Gede Urip lantas bertemu I Gusti Ngurah Satria Perwira, yang saat itu merupakan Kepala Subauditorat II BPK Perwakilan Bali, di Kantor Pemerintah Kabupaten Tabanan.
Satria Perwira kepada Gede Urip menyampaikan bahwa Bahrullah Akbar, yang saat itu menjabat Wakil Ketua BPK RI dan timnya, akan mengurus tambahan alokasi DID Kabupaten Tabanan.
Gede pun melaporkan hasil pertemuan itu kepada Eka. Dia kemudian memerintahkan staf ahlinya Dewa Wiratmaja untuk menemui Bahrullah.
Dewa mendatangi rumah dinas Bahrullah di Jakarta. Dalam pertemuan itu, Bahrullah mengarahkan Dewa agar bertemu Yaya Purnomo.
Dewa lalu menemui Yaya dan Rifa Surya di pujasera, kawasan Metropole, Cikini, pada tanggal 15 Agustus 2017. Dalam pertemuan itu, Rifa dan Yaya menyanggupi permintaan Eka yang diutarakan melalui Dewa.

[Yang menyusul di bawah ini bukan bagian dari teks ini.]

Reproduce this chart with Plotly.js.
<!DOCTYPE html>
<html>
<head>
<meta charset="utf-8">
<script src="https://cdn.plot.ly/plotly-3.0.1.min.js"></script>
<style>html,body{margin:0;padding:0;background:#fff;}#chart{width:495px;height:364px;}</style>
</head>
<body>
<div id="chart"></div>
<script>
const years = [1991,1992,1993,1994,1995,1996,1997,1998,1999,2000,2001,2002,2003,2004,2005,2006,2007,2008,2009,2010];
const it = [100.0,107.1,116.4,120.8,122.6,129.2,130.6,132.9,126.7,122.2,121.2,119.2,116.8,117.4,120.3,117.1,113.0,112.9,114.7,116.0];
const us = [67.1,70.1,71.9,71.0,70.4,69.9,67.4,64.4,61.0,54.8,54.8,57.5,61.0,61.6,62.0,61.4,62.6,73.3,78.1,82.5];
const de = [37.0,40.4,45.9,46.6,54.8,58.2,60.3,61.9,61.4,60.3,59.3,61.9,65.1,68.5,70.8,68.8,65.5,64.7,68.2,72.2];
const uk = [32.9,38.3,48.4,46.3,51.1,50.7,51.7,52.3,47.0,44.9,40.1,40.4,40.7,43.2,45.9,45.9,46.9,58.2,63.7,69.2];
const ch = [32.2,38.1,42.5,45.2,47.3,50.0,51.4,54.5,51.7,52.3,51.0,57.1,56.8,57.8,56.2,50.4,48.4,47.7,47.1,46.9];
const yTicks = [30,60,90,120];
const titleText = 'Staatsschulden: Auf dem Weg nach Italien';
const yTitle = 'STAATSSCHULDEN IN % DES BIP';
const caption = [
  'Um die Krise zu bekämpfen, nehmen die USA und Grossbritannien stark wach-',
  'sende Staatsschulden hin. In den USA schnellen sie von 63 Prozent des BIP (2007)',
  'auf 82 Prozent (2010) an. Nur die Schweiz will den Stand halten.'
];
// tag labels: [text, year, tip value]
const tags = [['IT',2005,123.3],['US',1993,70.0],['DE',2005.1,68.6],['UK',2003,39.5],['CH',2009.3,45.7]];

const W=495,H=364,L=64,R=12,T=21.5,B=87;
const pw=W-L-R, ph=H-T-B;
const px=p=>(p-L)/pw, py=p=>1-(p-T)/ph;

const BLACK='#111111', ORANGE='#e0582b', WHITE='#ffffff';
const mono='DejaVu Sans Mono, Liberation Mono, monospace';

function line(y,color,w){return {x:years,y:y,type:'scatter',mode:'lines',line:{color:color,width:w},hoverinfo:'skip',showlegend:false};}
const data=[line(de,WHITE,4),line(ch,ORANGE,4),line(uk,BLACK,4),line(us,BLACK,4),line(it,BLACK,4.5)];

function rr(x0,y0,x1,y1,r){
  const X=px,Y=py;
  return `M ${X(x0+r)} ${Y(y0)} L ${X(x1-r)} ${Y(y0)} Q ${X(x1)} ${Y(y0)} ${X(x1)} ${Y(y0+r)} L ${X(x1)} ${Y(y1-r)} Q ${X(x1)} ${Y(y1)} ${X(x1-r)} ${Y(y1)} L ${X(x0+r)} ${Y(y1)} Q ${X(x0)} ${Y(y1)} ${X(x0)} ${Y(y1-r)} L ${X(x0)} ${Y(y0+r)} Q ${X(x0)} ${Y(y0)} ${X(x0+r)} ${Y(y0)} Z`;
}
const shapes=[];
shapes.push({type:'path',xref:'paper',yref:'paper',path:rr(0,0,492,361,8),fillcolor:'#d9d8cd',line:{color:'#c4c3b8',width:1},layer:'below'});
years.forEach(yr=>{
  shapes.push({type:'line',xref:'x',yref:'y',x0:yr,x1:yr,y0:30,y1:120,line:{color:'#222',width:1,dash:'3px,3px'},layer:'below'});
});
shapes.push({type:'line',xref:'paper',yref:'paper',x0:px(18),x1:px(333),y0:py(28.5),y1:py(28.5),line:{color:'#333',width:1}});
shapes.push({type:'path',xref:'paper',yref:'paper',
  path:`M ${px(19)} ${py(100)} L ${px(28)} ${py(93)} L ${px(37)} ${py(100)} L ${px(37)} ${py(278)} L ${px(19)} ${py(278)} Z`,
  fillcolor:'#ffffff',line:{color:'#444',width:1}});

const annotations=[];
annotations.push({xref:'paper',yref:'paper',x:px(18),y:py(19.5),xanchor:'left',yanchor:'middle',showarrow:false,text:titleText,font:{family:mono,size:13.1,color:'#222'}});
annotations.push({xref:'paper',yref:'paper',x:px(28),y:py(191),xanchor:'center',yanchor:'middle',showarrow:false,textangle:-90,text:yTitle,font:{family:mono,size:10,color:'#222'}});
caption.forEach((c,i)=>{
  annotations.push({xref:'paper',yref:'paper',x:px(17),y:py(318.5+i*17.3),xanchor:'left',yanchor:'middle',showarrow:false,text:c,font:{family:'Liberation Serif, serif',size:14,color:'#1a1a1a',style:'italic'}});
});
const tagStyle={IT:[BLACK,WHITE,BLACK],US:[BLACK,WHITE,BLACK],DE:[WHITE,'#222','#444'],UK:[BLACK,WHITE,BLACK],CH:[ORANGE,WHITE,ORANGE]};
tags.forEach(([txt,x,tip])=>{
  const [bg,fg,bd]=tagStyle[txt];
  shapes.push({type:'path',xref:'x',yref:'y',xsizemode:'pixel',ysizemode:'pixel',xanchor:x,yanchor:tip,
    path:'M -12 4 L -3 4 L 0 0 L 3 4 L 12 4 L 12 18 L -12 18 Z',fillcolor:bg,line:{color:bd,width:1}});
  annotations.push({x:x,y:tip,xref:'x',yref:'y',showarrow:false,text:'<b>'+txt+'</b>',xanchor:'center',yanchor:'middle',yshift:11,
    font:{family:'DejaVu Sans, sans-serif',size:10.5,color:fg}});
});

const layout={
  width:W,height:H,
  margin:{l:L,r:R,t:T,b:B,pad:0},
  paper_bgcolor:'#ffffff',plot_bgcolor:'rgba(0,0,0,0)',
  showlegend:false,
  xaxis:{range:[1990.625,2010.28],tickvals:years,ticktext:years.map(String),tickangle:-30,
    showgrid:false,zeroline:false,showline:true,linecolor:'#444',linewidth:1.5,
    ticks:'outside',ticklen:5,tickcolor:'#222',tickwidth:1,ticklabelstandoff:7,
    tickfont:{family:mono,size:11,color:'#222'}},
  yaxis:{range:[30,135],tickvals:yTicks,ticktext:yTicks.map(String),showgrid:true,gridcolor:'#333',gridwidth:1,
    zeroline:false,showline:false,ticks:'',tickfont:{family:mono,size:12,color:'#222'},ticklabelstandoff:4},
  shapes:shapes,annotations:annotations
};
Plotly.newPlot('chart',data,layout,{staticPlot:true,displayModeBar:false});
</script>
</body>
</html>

Akan tetapi, Yaya dan Rifa meminta suap yang diberi kode “dana adat istiadat” untuk memenuhi permintaan Eka. Jumlah suap yang diminta sebesar 2,5 persen dari alokasi DID yang didapatkan, yaitu Rp46 miliar. “Selain itu, juga harus menyerahkan tanda jadi di awal sebesar Rp300 juta,” kata jaksa.
Dewa pun melaporkan kepada Eka mengenai hasil pertemuannya dengan dua eks pejabat Kemenkeu itu.

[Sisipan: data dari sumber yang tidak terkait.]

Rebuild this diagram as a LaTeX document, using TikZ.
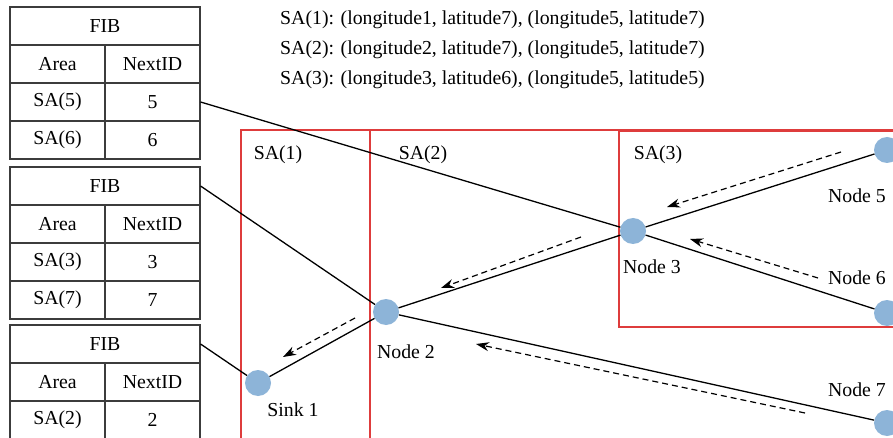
\documentclass[tikz,border=0pt]{standalone}
\usepackage{fontspec}
\setmainfont{Liberation Serif}
\usetikzlibrary{arrows.meta}
\definecolor{nodeblue}{RGB}{141,180,216}
\definecolor{boxred}{RGB}{222,60,60}
\definecolor{tabline}{RGB}{60,60,60}
\newcommand{\fsz}{\fontsize{19.8}{22}\selectfont}
\begin{document}
\begin{tikzpicture}[x=1pt,y=-1pt,
  cell/.style={draw=tabline, line width=1.1pt, minimum height=38pt, inner sep=0pt, font=\fsz},
  wcell/.style={cell, minimum width=190pt},
  hcell/.style={cell, minimum width=95pt},
  sensor/.style={circle, fill=nodeblue, minimum size=26pt, inner sep=0pt},
  lbl/.style={font=\fsz, inner sep=0pt},
  link/.style={line width=1.3pt, black},
  flow/.style={line width=1.2pt, dashed, dash pattern=on 6pt off 4pt, -{Stealth[length=13pt,width=9pt]}},
  region/.style={draw=boxred, line width=1.3pt}]
\useasboundingbox (0,0) rectangle (893,438);
\clip (0,0) rectangle (893,438);
\fill[white] (0,0) rectangle (893,438);

% top text
\node[lbl, anchor=west] (t1) at (280,20) {SA(1): (longitude1, latitude7), (longitude5, latitude7)};
\node[lbl, anchor=west] (t2) at (280,50) {SA(2): (longitude2, latitude7), (longitude5, latitude7)};
\node[lbl, anchor=west] (t3) at (280,80) {SA(3): (longitude3, latitude6), (longitude5, latitude5)};

% regions
\draw[region] (241,460) -- (241,130) -- (900,130);
\draw[region] (370,460) -- (370,130);
\draw[region] (900,131) -- (619,131) -- (619,327) -- (900,327);
\node[lbl] (sa1) at (278,155) {SA(1)};
\node[lbl] (sa2) at (423,155) {SA(2)};
\node[lbl] (sa3) at (658,155) {SA(3)};

% table 1
\node[wcell] (f1) at (105,26) {FIB};
\node[hcell] (f1a) at (57.5,64) {Area};
\node[hcell] (f1b) at (152.5,64) {NextID};
\node[hcell] (f1c) at (57.5,102) {SA(5)};
\node[hcell] (f1d) at (152.5,102) {5};
\node[hcell] (f1e) at (57.5,140) {SA(6)};
\node[hcell] (f1f) at (152.5,140) {6};
% table 2
\node[wcell] (f2) at (105,186) {FIB};
\node[hcell] (f2a) at (57.5,224) {Area};
\node[hcell] (f2b) at (152.5,224) {NextID};
\node[hcell] (f2c) at (57.5,262) {SA(3)};
\node[hcell] (f2d) at (152.5,262) {3};
\node[hcell] (f2e) at (57.5,300) {SA(7)};
\node[hcell] (f2f) at (152.5,300) {7};
% table 3
\node[wcell] (f3) at (105,344) {FIB};
\node[hcell] (f3a) at (57.5,382) {Area};
\node[hcell] (f3b) at (152.5,382) {NextID};
\node[hcell] (f3c) at (57.5,420) {SA(2)};
\node[hcell] (f3d) at (152.5,420) {2};

% sensor nodes
\node[sensor] (sink) at (258,383) {};
\node[sensor] (n2) at (386,312) {};
\node[sensor] (n3) at (633,231) {};
\node[sensor] (n5) at (887,150) {};
\node[sensor] (n6) at (887,313) {};
\node[sensor] (n7) at (887,423) {};

\node[lbl] (lsink) at (293,410) {Sink 1};
\node[lbl] (l2) at (406,352) {Node 2};
\node[lbl] (l3) at (652,267) {Node 3};
\node[lbl] (l5) at (857,196) {Node 5};
\node[lbl] (l6) at (857,278) {Node 6};
\node[lbl] (l7) at (857,390) {Node 7};

% links
\draw[link] (f1d.east) -- (n3);
\draw[link] (f2.east) -- (n2);
\draw[link] (f3.east) -- (sink);
\draw[link] (sink) -- (n2);
\draw[link] (n2) -- (n3);
\draw[link] (n3) -- (n5);
\draw[link] (n3) -- (n6);
\draw[link] (n2) -- (n7);

% data flow arrows
\coordinate (a1s) at (355,318); \coordinate (a1e) at (283,357);
\coordinate (a2s) at (581,237); \coordinate (a2e) at (441,288);
\coordinate (a3s) at (841,152); \coordinate (a3e) at (667,207);
\coordinate (a4s) at (818,278); \coordinate (a4e) at (690,239);
\coordinate (a5s) at (805,413); \coordinate (a5e) at (476,344);
\draw[flow] (a1s) -- (a1e);
\draw[flow] (a2s) -- (a2e);
\draw[flow] (a3s) -- (a3e);
\draw[flow] (a4s) -- (a4e);
\draw[flow] (a5s) -- (a5e);
\end{tikzpicture}
\end{document}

Eka kemudian memerintahkan Dewa menghubungi sejumlah kontraktor, yaitu Direktur PT SME berinisial WS, Direktur PT SYAP berinisial INY, dan Direktur CV A berinisial GMS.

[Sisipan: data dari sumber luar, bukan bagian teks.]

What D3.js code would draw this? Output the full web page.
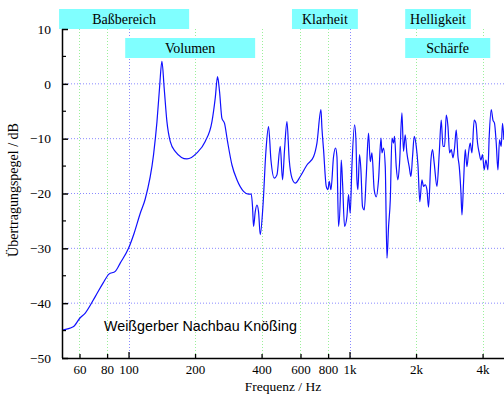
<!DOCTYPE html>
<html>
<head>
<meta charset="utf-8">
<script src="https://cdn.jsdelivr.net/npm/d3@7"></script>
<style>
  html, body { margin: 0; padding: 0; background: #fff; }
  svg { display: block; }
</style>
</head>
<body>
<svg id="chart" width="504" height="396"></svg>
<script>
// Frequency response: frequency in Hz and transfer level in dB
const freqHz = [
  50.1, 56.2, 60.3, 63.7, 70.7, 76.8, 81.5, 87.1, 91.7, 100,
  106.1, 113, 119, 129.8, 134.5, 138.1, 141.6, 145.0, 149.2, 154.4,
  162.6, 183.8, 203.9, 222.3, 238.5, 246.8, 252.8, 258.1, 264.6, 271.9,
  280.5, 293.8, 309.4, 331.4, 349.1, 359.1, 364.0, 367.9, 374.5, 381.1,
  387.5, 394.4, 405.6, 418.5, 430.0, 441.0, 456.4, 469.4, 485.8, 497.6,
  508.1, 521.0, 533.6, 549.0, 568.1, 598.5, 641.6, 687.3, 712.1, 742.4,
  750.2, 762.9, 784.6, 798.6, 809.4, 823.9, 846.5, 864.5, 877.1, 891.8,
  907.8, 917.3, 930.0, 949.6, 973.2, 989.7, 1007, 1025, 1054, 1069,
  1080, 1091, 1110, 1126, 1145, 1166, 1190, 1219, 1241, 1263,
  1293, 1321, 1353, 1388, 1402, 1425, 1451, 1477, 1502, 1529,
  1556, 1582, 1598, 1627, 1656, 1684, 1726, 1755, 1786, 1818,
  1862, 1896, 1928, 1963, 2004, 2040, 2080, 2126, 2162, 2200,
  2240, 2278, 2335, 2375, 2417, 2486, 2547, 2600, 2647, 2692,
  2740, 2789, 2836, 2887, 2938, 2987, 3040, 3095, 3137, 3193,
  3226, 3280, 3339, 3398, 3455, 3517, 3579, 3665, 3733, 3795,
  3862, 3931, 3997, 4068, 4141, 4228, 4286, 4377, 4456, 4530,
  4611, 4694, 4773, 4858, 4924, 4996
];
const levelDb = [
  -44.9, -44.3, -42.7, -41.8, -38.8, -36.3, -34.7, -34.2, -32.7, -30.0,
  -27.2, -23.6, -21.0, -12.9, -6.9, -0.8, 4.1, -0.8, -6.9, -10.5,
  -12.3, -13.7, -12.6, -10.5, -6.9, -2.6, 1.3, -1.4, -6.3, -7.2,
  -10.5, -14.8, -17.5, -19.6, -20.1, -20.1, -22.4, -26.0, -23.3, -22.1,
  -23.3, -27.5, -22.4, -12.3, -7.8, -13.9, -17.2, -16.6, -11.4, -17.5,
  -12.0, -6.9, -13.9, -17.2, -18.1, -16.9, -14.8, -13.3, -10.8, -4.7,
  -8.1, -12.0, -18.7, -19.3, -17.8, -19.3, -13.3, -11.7, -13.3, -26.0,
  -21.2, -13.9, -18.1, -26.0, -24.2, -20.2, -23.6, -15.1, -7.5, -10.2,
  -17.5, -19.3, -12.9, -15.7, -22.4, -23.0, -16.9, -9.0, -14.2, -12.6,
  -19.3, -20.6, -17.5, -9.9, -12.6, -11.7, -15.1, -31.8, -26.0, -21.2,
  -9.9, -10.8, -9.6, -15.1, -17.5, -14.5, -5.3, -12.3, -9.3, -12.6,
  -15.1, -16.9, -13.3, -9.6, -11.4, -14.8, -21.5, -17.5, -18.7, -18.4,
  -19.3, -22.5, -13.9, -12.0, -14.5, -18.7, -12.6, -6.6, -11.4, -11.4,
  -5.7, -7.8, -12.6, -12.0, -13.5, -11.7, -8.4, -13.3, -15.1, -19.9,
  -23.9, -18.1, -12.0, -15.1, -12.6, -10.8, -12.6, -6.6, -7.2, -10.8,
  -12.6, -13.9, -12.9, -15.7, -13.9, -15.7, -9.6, -4.7, -6.6, -7.2,
  -10.8, -15.7, -10.2, -11.4, -7.2, -10.2
];

// Axis ticks
const xTickValues = [60, 80, 100, 200, 400, 600, 800, 1000, 2000, 4000];
const xTickLabels = ["60", "80", "100", "200", "400", "600", "800", "1k", "2k", "4k"];
const xMajorTicks = [100, 1000];
const yTickValues = [-50, -40, -30, -20, -10, 0, 10];
const yMinorTicks = [-45, -35, -25, -15, -5, 5];
const yGridValues = [-40, -30, -20, -10, 0];

// Frequency bands shown as labelled bars above the plot
const bandLabels = ["Baßbereich", "Volumen", "Klarheit", "Helligkeit", "Schärfe"];
const bandLow = [48.5, 96.6, 549, 1786, 1786];
const bandHigh = [188, 374, 1091, 3540, 4333];
const bandRow = [0, 1, 0, 0, 1];

const titleX = "Frequenz / Hz";
const titleY = "Übertragungspegel / dB";
const noteText = "Weißgerber Nachbau Knößing";

const svg = d3.select("#chart");
const plot = { left: 62, right: 504, top: 29, bottom: 358 };

const x = d3.scaleLog().domain([50, 5000]).range([plot.left, plot.right]);
const y = d3.scaleLinear().domain([-50, 10]).range([plot.bottom, plot.top]);

const serif = "'Liberation Serif', 'Times New Roman', serif";
const sans = "'Liberation Sans', Arial, sans-serif";

// Grid
const grid = svg.append("g").attr("class", "grid");
grid.selectAll("line.h").data(yGridValues).join("line")
  .attr("x1", plot.left).attr("x2", plot.right)
  .attr("y1", d => y(d)).attr("y2", d => y(d))
  .attr("stroke", "#8a8aff").attr("stroke-width", 1)
  .attr("stroke-dasharray", "1,2");
grid.selectAll("line.v").data(xTickValues).join("line")
  .attr("x1", d => Math.round(x(d)) + 0.5).attr("x2", d => Math.round(x(d)) + 0.5)
  .attr("y1", plot.top).attr("y2", plot.bottom)
  .attr("stroke", d => xMajorTicks.includes(d) ? "#8a8aff" : "#9af09a")
  .attr("stroke-width", 1)
  .attr("stroke-dasharray", "1,2");

// Bands
const bandH = 20;
const bands = svg.append("g").attr("class", "bands");
bandLabels.forEach((label, i) => {
  const top = 9 + bandRow[i] * 29;
  bands.append("rect")
    .attr("x", x(bandLow[i])).attr("y", top)
    .attr("width", x(bandHigh[i]) - x(bandLow[i])).attr("height", bandH)
    .attr("fill", "#80ffff");
  bands.append("text")
    .attr("x", (x(bandLow[i]) + x(bandHigh[i])) / 2).attr("y", top + 15)
    .attr("text-anchor", "middle")
    .attr("font-family", serif).attr("font-size", 14)
    .attr("fill", "#000")
    .text(label);
});

// Response curve
svg.append("clipPath").attr("id", "plotClip")
  .append("rect").attr("x", plot.left).attr("y", plot.top)
  .attr("width", plot.right - plot.left).attr("height", plot.bottom - plot.top);

const points = freqHz.map((f, i) => [f, levelDb[i]]);
const line = d3.line()
  .x(d => x(d[0])).y(d => y(d[1]))
  .curve(d3.curveMonotoneX);
svg.append("path")
  .attr("clip-path", "url(#plotClip)")
  .attr("d", line(points))
  .attr("fill", "none")
  .attr("stroke", "#1010ff")
  .attr("stroke-width", 1.2)
  .attr("stroke-linejoin", "round");

// Axes
const yAxis = d3.axisLeft(y).tickValues(yTickValues).tickSize(-6).tickPadding(11)
  .tickFormat(d3.format("d"));
const gy = svg.append("g").attr("transform", `translate(${plot.left},0)`).call(yAxis);
gy.select(".domain").attr("stroke", "#000").attr("stroke-width", 1.5)
  .attr("d", `M0.5,${plot.top}V${plot.bottom}`);
gy.selectAll(".tick line").attr("stroke", "#000").attr("stroke-width", 1.5);
gy.selectAll(".tick text").attr("font-family", serif).attr("font-size", 13.5).attr("fill", "#000");
gy.selectAll("line.minor").data(yMinorTicks).join("line").attr("class", "minor")
  .attr("x1", 0).attr("x2", 4).attr("y1", d => y(d)).attr("y2", d => y(d))
  .attr("stroke", "#000").attr("stroke-width", 1.2);

const xAxis = d3.axisBottom(x).tickValues(xTickValues)
  .tickSize(0).tickPadding(7)
  .tickFormat((d, i) => xTickLabels[i]);
const gx = svg.append("g").attr("transform", `translate(0,${plot.bottom})`).call(xAxis);
gx.select(".domain").attr("stroke", "#000").attr("stroke-width", 1.5)
  .attr("d", `M${plot.left},0.5H${plot.right}`);
gx.selectAll(".tick text").attr("font-family", serif).attr("font-size", 13).attr("fill", "#000");
gx.selectAll(".tick").append("line")
  .attr("y1", 0).attr("y2", d => xMajorTicks.includes(d) ? -6 : -4)
  .attr("stroke", "#000").attr("stroke-width", 1.3);

// Titles
svg.append("text")
  .attr("x", 283).attr("y", 390.5)
  .attr("text-anchor", "middle")
  .attr("font-family", serif).attr("font-size", 13.5)
  .text(titleX);
svg.append("text")
  .attr("transform", "translate(18,190) rotate(-90)")
  .attr("text-anchor", "middle")
  .attr("font-family", serif).attr("font-size", 14)
  .text(titleY);

// Note inside the plot
svg.append("text")
  .attr("x", 104).attr("y", 331)
  .attr("font-family", sans).attr("font-size", 14.3)
  .attr("fill", "#000")
  .text(noteText);
</script>
</body>
</html>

Para kontraktor itu diminta menyiapkan Rp300 juta, yang kemudian uang itu bakal diserahkan kepada Yaya dan Rifa. Para pengusaha itu kemudian dijanjikan bakal mendapat proyek di Kabupaten Tabanan.
Usai pembacaan dakwaan itu, majelis hakim yang dipimpin oleh I Nyoman Wiguna juga meminta tanggapan dari terdakwa yang kemudian disampaikan oleh perwakilan tim penasihat hukumnya, Warsa T. Bhuwana. Warsa menyampaikan pihaknya bakal mengajukan eksepsi atas dakwaan jaksa. Majelis hakim pun menjadwalkan sidang berikutnya pada Kamis (23/6) dengan agenda pembacaan eksepsi.